Bill Cosby's chief accuser took the stand at his sexual assault trial Tuesday to tell her story publicly for the first time, saying the comedian groped her after giving her three blue pills that left her paralyzed and helpless.
"In my head, I was trying to get my hands to move or my legs to move, but I was frozen," Andrea Constand, a 44-year-old former employee of the basketball program at Temple University, Cosby's alma mater, said in their long-awaited courtroom confrontation. "I wasn't able to fight in any way."
She added: "I wanted it to stop."
Cosby, 79, is charged with drugging and violating Constand at his suburban Philadelphia home in 2004. The TV star once dubbed America's Dad could get 10 years in prison if convicted.
Constand said Cosby gave her pills he claimed were a natural remedy to ease her stress about a looming career change. "They're your friends. They'll take the edge off," she quoted him as saying.
She said she started feeling woozy after about 20 minutes, with blurred vision, slurred words and legs that felt like rubber. Cosby then penetrated her with his hand and also placed her hand on his penis and moved it back and forth, she said.
Afterward, Constand said, "I felt really humiliated and I felt really confused."
Cosby, sitting across the room at the defense table, leaned in to listen, whispered to his lawyer and, at times, shook his head.
Before Tuesday, Constand had never spoken about Cosby in public, barred from doing so under the terms of a confidential settlement they reached in 2006. Her deposition from that lawsuit remains sealed.
Some 60 women have come forward to say Cosby sexually violated them, all but destroying his nice-guy image on screen and off, but the statute of limitations for prosecution had run out in nearly every case. Constand's case is the only one in which Cosby has been charged.
The stage was set for Tuesday's courtroom confrontation after prosecutors used the first day and a half of the trial to argue that Cosby made a habit of knocking women out with pills and then molesting them.
Kelly Johnson testified on Day 1 that Cosby drugged molested her at a Los Angeles hotel bungalow in 1996. She said she lost consciousness soon after Cosby pressured her to take a large white pill. She said that when she awoke, Cosby was naked and forced her to sexually gratify him with her hand.
On Tuesday, Johnson's mother, Pattrice Sewell, bolstered her daughter's story, telling jurors that Johnson was distraught during a telephone call in 1996, fearing Cosby was trying to get her fired from her job working for the comedian's agent.
A few weeks later, Sewell said, Johnson disclosed that she had woken up next to Cosby in bed with her clothes askew.

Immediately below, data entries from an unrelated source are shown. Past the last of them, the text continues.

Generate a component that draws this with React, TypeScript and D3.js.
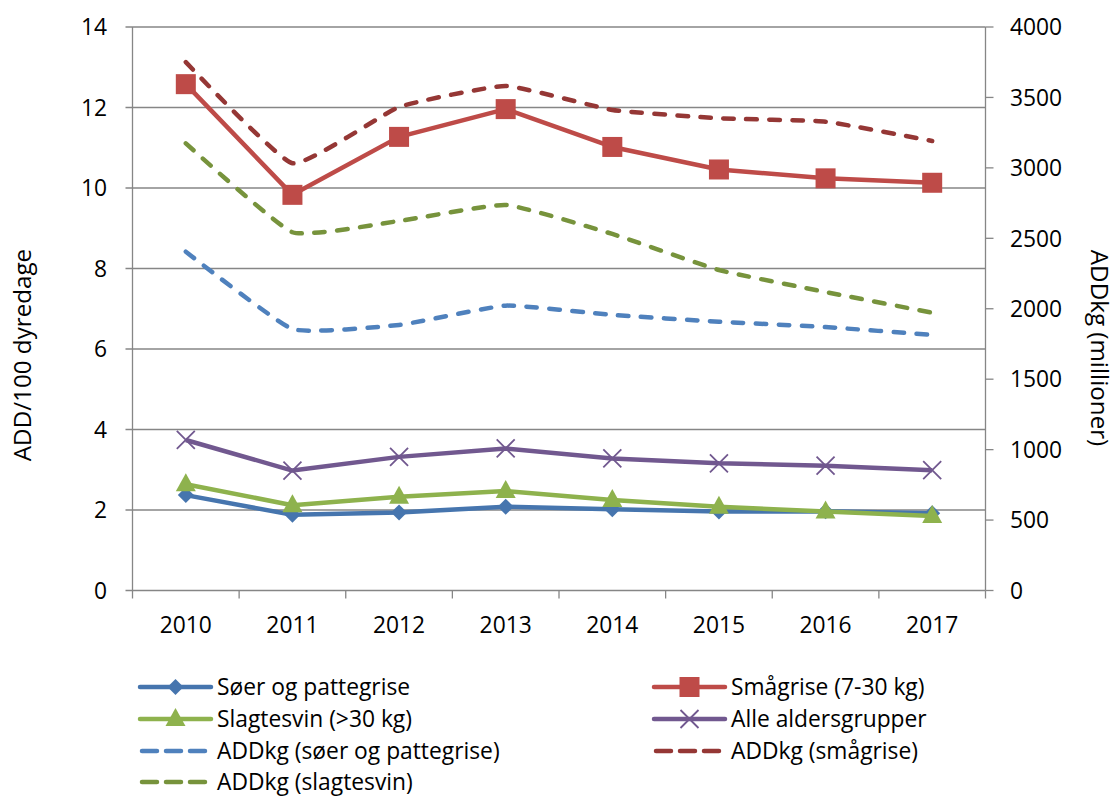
import React from "react";
import * as d3 from "d3";

const years = ["2010", "2011", "2012", "2013", "2014", "2015", "2016", "2017"];
const soer = [2.37, 1.88, 1.94, 2.08, 2.02, 1.96, 1.97, 1.92];
const smagrise = [12.58, 9.83, 11.27, 11.96, 11.02, 10.46, 10.24, 10.13];
const slagtesvin = [2.64, 2.12, 2.33, 2.47, 2.25, 2.08, 1.96, 1.85];
const alle = [3.74, 2.98, 3.32, 3.53, 3.28, 3.16, 3.1, 2.99];
const addkgSoer = [2405, 1856, 1885, 2022, 1956, 1908, 1870, 1814];
const addkgSmagrise = [3751, 3033, 3432, 3581, 3411, 3352, 3328, 3191];
const addkgSlagtesvin = [3174, 2543, 2623, 2737, 2531, 2275, 2119, 1972];
const leftTicks = [0, 2, 4, 6, 8, 10, 12, 14];
const rightTicks = [0, 500, 1000, 1500, 2000, 2500, 3000, 3500, 4000];

const W = 1118, H = 797;
const L = 132.5, R = 985.5, T = 27, B = 590.5;
const FONT = "'Open Sans', Lato, sans-serif";
const FS = 22.8;
const FT = 24.2;

type S = { name: string; values: number[]; color: string; axis: "l" | "r"; dashed: boolean; marker: string };

const series: S[] = [
  { name: "Søer og pattegrise", values: soer, color: "#4675AE", axis: "l", dashed: false, marker: "diamond" },
  { name: "Smågrise (7-30 kg)", values: smagrise, color: "#BE4B48", axis: "l", dashed: false, marker: "square" },
  { name: "Slagtesvin (>30 kg)", values: slagtesvin, color: "#8EB24D", axis: "l", dashed: false, marker: "triangle" },
  { name: "Alle aldersgrupper", values: alle, color: "#71588F", axis: "l", dashed: false, marker: "x" },
  { name: "ADDkg (søer og pattegrise)", values: addkgSoer, color: "#4F81BD", axis: "r", dashed: true, marker: "none" },
  { name: "ADDkg (smågrise)", values: addkgSmagrise, color: "#953735", axis: "r", dashed: true, marker: "none" },
  { name: "ADDkg (slagtesvin)", values: addkgSlagtesvin, color: "#77933C", axis: "r", dashed: true, marker: "none" },
];

const drawOrder = [4, 5, 6, 0, 2, 3, 1];

function Marker({ type, x, y, color }: { type: string; x: number; y: number; color: string }) {
  if (type === "square") return <rect x={x - 10} y={y - 10} width={20} height={20} fill={color} />;
  if (type === "diamond") return <path d={`M${x},${y - 8}L${x + 8},${y}L${x},${y + 8}L${x - 8},${y}Z`} fill={color} />;
  if (type === "triangle") return <path d={`M${x},${y - 11}L${x + 10},${y + 7}L${x - 10},${y + 7}Z`} fill={color} />;
  if (type === "x")
    return (
      <path d={`M${x - 9},${y - 9}L${x + 9},${y + 9}M${x - 9},${y + 9}L${x + 9},${y - 9}`} stroke={color} strokeWidth={1.8} />
    );
  return null;
}

export default function App() {
  const x = d3.scaleBand<string>().domain(years).range([L, R]);
  const yL = d3.scaleLinear().domain([0, 14]).range([B, T]);
  const yR = d3.scaleLinear().domain([0, 4000]).range([B, T]);
  const cx = (i: number) => (x(years[i]) as number) + x.bandwidth() / 2;

  const legendPos = [
    [140, 687], [654, 687],
    [140, 719], [654, 719],
    [140, 751], [654, 751],
    [140, 782],
  ];

  return (
    <svg width={W} height={H} style={{ display: "block", position: "absolute", left: 0, top: 0 }} fontFamily={FONT}>
      <rect width={W} height={H} fill="#fff" />
      {leftTicks.map((t) => (
        <line key={"g" + t} x1={L - 7} x2={R} y1={yL(t)} y2={yL(t)} stroke="#868686" strokeWidth={1.3} />
      ))}
      <line x1={L} x2={L} y1={T} y2={B} stroke="#868686" strokeWidth={1.3} />
      <line x1={R} x2={R} y1={T} y2={B} stroke="#868686" strokeWidth={1.3} />
      {rightTicks.map((t) => (
        <line key={"rt" + t} x1={R} x2={R + 8} y1={yR(t)} y2={yR(t)} stroke="#868686" strokeWidth={1.3} />
      ))}
      {years.map((yr) => (
        <line key={"bt" + yr} x1={x(yr)} x2={x(yr)} y1={B} y2={B + 8} stroke="#868686" strokeWidth={1.3} />
      ))}
      <line x1={R} x2={R} y1={B} y2={B + 8} stroke="#868686" strokeWidth={1.3} />
      {leftTicks.map((t) => (
        <text key={"lt" + t} x={107} y={yL(t)} dy="0.36em" textAnchor="end" fontSize={FS} fill="#000">
          {t}
        </text>
      ))}
      {rightTicks.map((t) => (
        <text key={"rl" + t} x={1010} y={yR(t)} dy="0.36em" textAnchor="start" fontSize={FS} fill="#000">
          {t}
        </text>
      ))}
      {years.map((yr, i) => (
        <text key={"yl" + yr} x={cx(i)} y={625} dy="0.36em" textAnchor="middle" fontSize={FS} fill="#000">
          {yr}
        </text>
      ))}
      <text transform="translate(22,355) rotate(-90)" textAnchor="middle" dy="0.36em" fontSize={FT} fill="#000">
        ADD/100 dyredage
      </text>
      <text transform="translate(1091,348) rotate(90)" textAnchor="middle" fontSize={FT} fill="#000">
        ADDkg (millioner)
      </text>
      {drawOrder.map((si) => {
        const s = series[si];
        const sc = s.axis === "l" ? yL : yR;
        const line = d3
          .line<number>()
          .x((_, i) => cx(i))
          .y((v) => sc(v))
          .curve(s.dashed ? d3.curveCardinal.tension(0.6) : d3.curveLinear);
        return (
          <g key={s.name}>
            <path
              d={line(s.values) || ""}
              fill="none"
              stroke={s.color}
              strokeWidth={4.5}
              strokeLinecap={s.dashed ? "round" : "butt"}
              strokeLinejoin="round"
              strokeDasharray={s.dashed ? "10.5 12.5" : undefined}
            />
            {s.values.map((v, i) => (
              <Marker key={i} type={s.marker} x={cx(i)} y={sc(v)} color={s.color} />
            ))}
          </g>
        );
      })}
      {series.map((s, i) => {
        const [lx, ly] = legendPos[i];
        return (
          <g key={"lg" + i}>
            {s.dashed ? (
              <line x1={lx + 2} x2={lx + 66} y1={ly} y2={ly} stroke={s.color} strokeWidth={4.5} strokeLinecap="round" strokeDasharray="15 9" />
            ) : (
              <line x1={lx} x2={lx + 71} y1={ly} y2={ly} stroke={s.color} strokeWidth={4.5} strokeLinecap="round" />
            )}
            <Marker type={s.marker} x={lx + 35.5} y={ly} color={s.color} />
            <text x={lx + 77} y={ly} dy="0.36em" fontSize={FS} fill="#000">
              {s.name}
            </text>
          </g>
        );
      })}
    </svg>
  );
}
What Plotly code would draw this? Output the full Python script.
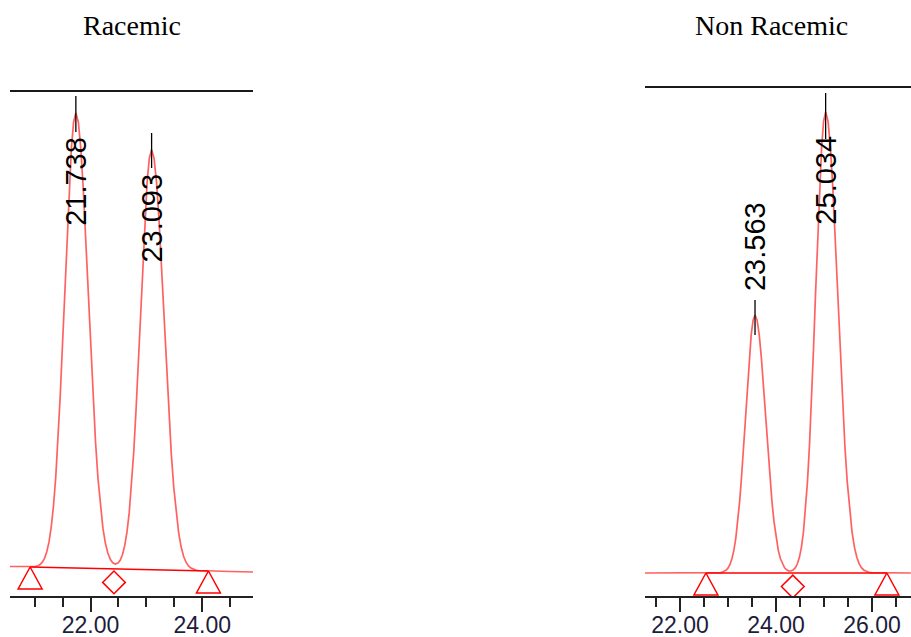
import plotly.graph_objects as go

W, H = 911, 637

# ---------------- data: Racemic ----------------
rac_t = [20.56, 20.75, 20.95, 21.018, 21.058, 21.098, 21.138, 21.178, 21.218, 21.258,
         21.298, 21.338, 21.378, 21.418, 21.458, 21.498, 21.538, 21.578, 21.618, 21.658,
         21.698, 21.738, 21.782, 21.826, 21.870, 21.914, 21.958, 22.002, 22.046, 22.090,
         22.134, 22.178, 22.222, 22.266, 22.310, 22.354, 22.398, 22.442, 22.493, 22.533,
         22.573, 22.613, 22.653, 22.693, 22.733, 22.773, 22.813, 22.853, 22.893, 22.933,
         22.973, 23.013, 23.053, 23.093, 23.137, 23.181, 23.225, 23.269, 23.313, 23.357,
         23.401, 23.445, 23.489, 23.533, 23.577, 23.621, 23.665, 23.709, 23.753, 23.797,
         23.841, 23.885, 23.930, 24.110, 24.500, 24.910]
rac_sig = [1.5, 1.3, 1.0, 1.6, 2.3, 3.5, 5.8, 9.7, 16.2, 26.1,
           41.0, 62.0, 90.5, 127.0, 171.5, 222.0, 276.0, 330.0, 380.0, 420.0,
           446.0, 455.0, 446.0, 420.0, 380.0, 329.8, 275.7, 221.3, 170.2, 126.0,
           89.5, 61.0, 39.8, 24.9, 15.0, 8.7, 5.2, 3.9, 5.0, 8.0,
           13.5, 22.6, 36.1, 55.6, 82.0, 115.5, 156.2, 203.1, 253.3, 303.4,
           349.2, 386.1, 410.0, 418.3, 409.8, 385.9, 348.8, 303.0, 252.7, 202.4,
           155.4, 114.6, 81.0, 54.5, 35.0, 21.2, 11.8, 5.8, 2.1, -0.1,
           -1.4, -2.1, -2.5, -3.0, -3.5, -4.0]
rac_peak_rt = [21.738, 23.093]
rac_peak_labels = ["21.738", "23.093"]
rac_tick_top = [472, 435]
rac_tick_bot = [436, 400]
rac_label_y = [387, 350]
rac_base_t = [20.92, 24.11]      # peak start / end markers
rac_base_y = [1.0, -3.0]
rac_valley_t = [22.42]           # drop line marker
rac_valley_y = [-0.9]

# ---------------- data: Non Racemic ----------------
non_t = [21.27, 22.54, 22.843, 22.883, 22.923, 22.963, 23.003, 23.043, 23.083, 23.123,
         23.163, 23.203, 23.243, 23.283, 23.323, 23.363, 23.403, 23.443, 23.483, 23.523,
         23.563, 23.607, 23.651, 23.695, 23.739, 23.783, 23.827, 23.871, 23.915, 23.959,
         24.003, 24.047, 24.091, 24.135, 24.179, 24.223, 24.267, 24.311, 24.355, 24.404,
         24.446, 24.488, 24.530, 24.572, 24.614, 24.656, 24.698, 24.740, 24.782, 24.824,
         24.866, 24.908, 24.950, 24.992, 25.034, 25.084, 25.134, 25.184, 25.234, 25.284,
         25.334, 25.384, 25.434, 25.484, 25.534, 25.584, 25.634, 25.684, 25.734, 25.784,
         25.834, 25.884, 25.934, 25.984, 26.31, 26.81]
non_sig = [0.0, 0.0, 0.4, 0.8, 1.5, 2.9, 5.1, 8.8, 14.5, 22.9,
           34.9, 51.1, 71.7, 96.8, 125.6, 156.5, 187.3, 215.4, 238.1, 252.8,
           258.0, 252.8, 238.1, 215.4, 187.3, 156.5, 125.6, 96.8, 71.7, 51.1,
           34.9, 22.9, 14.5, 8.8, 5.2, 3.2, 2.1, 2.0, 2.9, 5.3,
           9.2, 15.7, 25.9, 41.0, 62.4, 91.3, 128.2, 172.9, 224.5, 279.6,
           334.7, 384.9, 425.5, 451.8, 461.0, 451.8, 425.5, 384.9, 334.7, 279.6,
           224.5, 172.9, 128.2, 91.3, 62.4, 41.0, 25.9, 15.7, 9.1, 5.1,
           2.8, 1.4, 0.7, 0.3, 0.0, 0.0]
non_peak_rt = [23.563, 25.034]
non_peak_labels = ["23.563", "25.034"]
non_tick_top = [273, 480]
non_tick_bot = [238, 434]
non_label_y = [326, 393]
non_base_t = [22.54, 26.31]
non_base_y = [0.0, 0.0]
non_valley_t = [24.35]
non_valley_y = [0.0]

titles = ["Racemic", "Non Racemic"]

# ---------------- layout geometry ----------------
def px_x(p):
    return p / W

def px_y(p):
    return 1 - p / H

panels = [
    dict(xa="x", ya="y", dom=[px_x(10), px_x(253)], xr=[20.56, 24.907], yr=[-28, 488],
         t=rac_t, s=rac_sig, prt=rac_peak_rt, plab=rac_peak_labels, ptop=rac_tick_top,
         pbot=rac_tick_bot, ply=rac_label_y, bt=rac_base_t, by=rac_base_y,
         vt=rac_valley_t, vy=rac_valley_y, topline=91, title=titles[0], tx=131.5),
    dict(xa="x2", ya="y2", dom=[px_x(645), 1.0], xr=[21.271, 26.8125], yr=[-23, 493],
         t=non_t, s=non_sig, prt=non_peak_rt, plab=non_peak_labels, ptop=non_tick_top,
         pbot=non_tick_bot, ply=non_label_y, bt=non_base_t, by=non_base_y,
         vt=non_valley_t, vy=non_valley_y, topline=87, title=titles[1], tx=771),
]

ydom = [px_y(596), px_y(80)]
fig = go.Figure()
shapes = []
annotations = []

RED = "#ff0000"
TRI_HW_PX, TRI_H_PX = 12, 22

for p in panels:
    dom_px = (p["dom"][1] - p["dom"][0]) * W
    xppu = dom_px / (p["xr"][1] - p["xr"][0])   # pixels per minute
    yppu = (ydom[1] - ydom[0]) * H / (p["yr"][1] - p["yr"][0])

    # chromatogram trace
    fig.add_trace(go.Scatter(x=p["t"], y=p["s"], mode="lines", xaxis=p["xa"], yaxis=p["ya"],
                             line=dict(color="rgba(255,0,0,0.62)", width=1.7),
                             hoverinfo="skip"))
    # integration baseline between start/end markers
    fig.add_trace(go.Scatter(x=p["bt"], y=p["by"], mode="lines", xaxis=p["xa"], yaxis=p["ya"],
                             line=dict(color=RED, width=1.3), hoverinfo="skip"))
    # start / end triangles
    tx, ty = [], []
    hw = TRI_HW_PX / xppu
    hh = TRI_H_PX / yppu
    for bt, by in zip(p["bt"], p["by"]):
        tx += [bt, bt - hw, bt + hw, bt, None]
        ty += [by, by - hh, by - hh, by, None]
    fig.add_trace(go.Scatter(x=tx, y=ty, mode="lines", xaxis=p["xa"], yaxis=p["ya"],
                             line=dict(color=RED, width=1.5), hoverinfo="skip"))
    # valley diamond
    fig.add_trace(go.Scatter(x=p["vt"], y=[v - 13.5 / yppu for v in p["vy"]], mode="markers",
                             xaxis=p["xa"], yaxis=p["ya"],
                             marker=dict(symbol="diamond-open", size=17.5,
                                         line=dict(color=RED, width=1.5), color=RED),
                             hoverinfo="skip"))
    # peak ticks
    lx, ly = [], []
    for rt, a, b in zip(p["prt"], p["ptop"], p["pbot"]):
        lx += [rt, rt, None]
        ly += [a, b, None]
    fig.add_trace(go.Scatter(x=lx, y=ly, mode="lines", xaxis=p["xa"], yaxis=p["ya"],
                             line=dict(color="#000000", width=1.3), hoverinfo="skip"))
    # peak labels
    for rt, lab, yl in zip(p["prt"], p["plab"], p["ply"]):
        annotations.append(dict(x=rt, y=yl, xref=p["xa"], yref=p["ya"], text=lab,
                                showarrow=False, textangle=-90, xanchor="center",
                                yanchor="middle",
                                font=dict(family="Liberation Sans, Arial", size=29,
                                          color="#000000")))
    # top frame line
    shapes.append(dict(type="line", xref="paper", yref="paper",
                       x0=p["dom"][0], x1=p["dom"][1],
                       y0=px_y(p["topline"]), y1=px_y(p["topline"]),
                       line=dict(color="#1a1a1a", width=2)))
    # title
    annotations.append(dict(x=px_x(p["tx"]), y=px_y(25), xref="paper", yref="paper",
                            text=p["title"], showarrow=False, xanchor="center",
                            yanchor="middle",
                            font=dict(family="Liberation Serif, Times New Roman",
                                      size=28, color="#000000")))

axis_common = dict(showline=True, linecolor="#222222", linewidth=2, ticks="outside",
                   ticklen=14, tickwidth=2, tickcolor="#222222", dtick=2, tick0=0,
                   tickformat=".2f", showgrid=False, zeroline=False, automargin=False,
                   ticklabelstandoff=-7,
                   tickfont=dict(family="Liberation Sans, Arial", size=23, color="#1c1c3c"),
                   minor=dict(dtick=0.5, ticklen=9, tickwidth=2, tickcolor="#222222",
                              ticks="outside", showgrid=False),
                   fixedrange=True)
yaxis_common = dict(visible=False, showgrid=False, zeroline=False, fixedrange=True,
                    automargin=False)

fig.update_layout(
    width=W, height=H, margin=dict(l=0, r=0, t=0, b=0, autoexpand=False),
    paper_bgcolor="white", plot_bgcolor="white", showlegend=False,
    xaxis=dict(domain=panels[0]["dom"], range=panels[0]["xr"], anchor="y", **axis_common),
    yaxis=dict(domain=ydom, range=panels[0]["yr"], anchor="x", **yaxis_common),
    xaxis2=dict(domain=panels[1]["dom"], range=panels[1]["xr"], anchor="y2", **axis_common),
    yaxis2=dict(domain=ydom, range=panels[1]["yr"], anchor="x2", **yaxis_common),
    shapes=shapes, annotations=annotations,
)

fig.write_html("out.html")
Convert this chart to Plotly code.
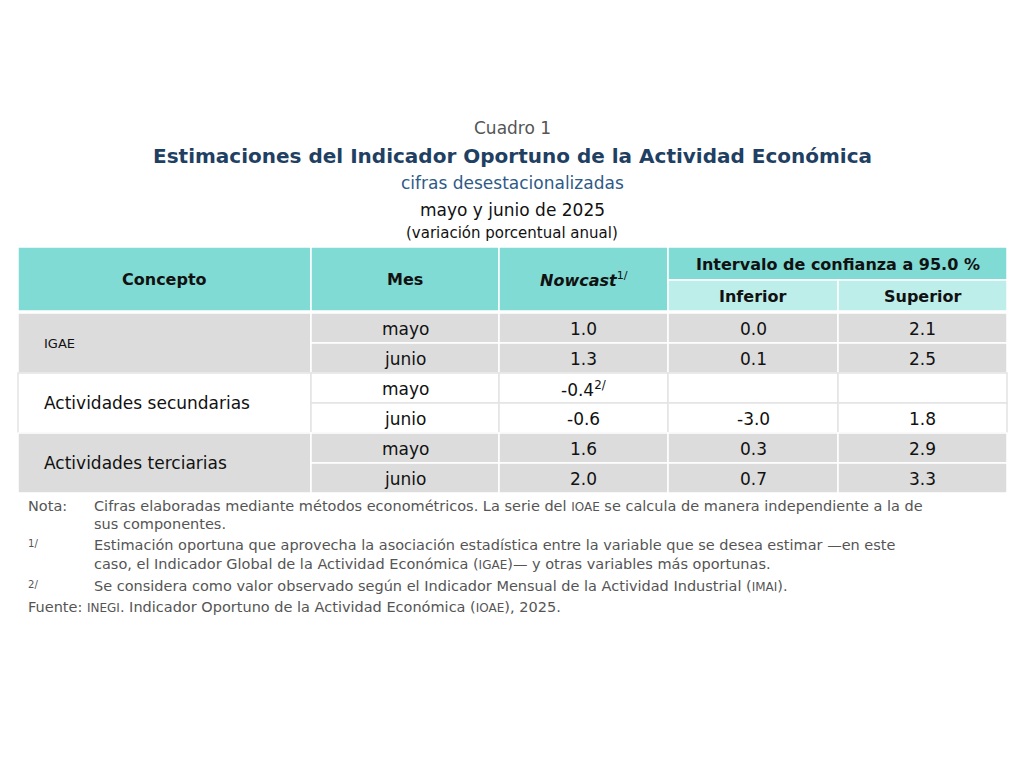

The defense attacked Johnson's credibility over discrepancies in her accounts, including the year it occurred. Cosby grinned at the defense table as she struggled to explain them.
Sewell said they didn't go to police at the time because her husband, a Los Angeles detective, feared the ordeal that would ensue.
"Her father didn't want her to be humiliated and feel shame and embarrassment as he had seen other women go through when they went to the police at that time. He didn't want that," Sewell said.
Johnson told a similar story in 1996, when she gave sworn testimony in a deposition attached to a worker's compensation claim.
Joseph Miller, a workers' compensation lawyer, testified Tuesday he was taken aback when Johnson said she had been drugged and violated by Cosby. He said Johnson made the disclosure while pursuing a claim that she had developed debilitating stress from her secretarial job at the William Morris Agency.
Miller, who represented William Morris in the case, said Johnson was tearful as she described waking up on a bed with her dress pulled down and her breast exposed — details that matched the story Johnson told on the stand.
But Miller's timeline differed from Johnson's. Under questioning from Cosby's lawyers, Miller revealed that his notes show Johnson told him the encounter happened in 1990, not 1996.
Johnson settled her workers' compensation claim for around $10,000, according to Miller.
The Associated Press does not typically identify people who say they are sexual assault victims unless they grant permission, which Constand and Johnson have done.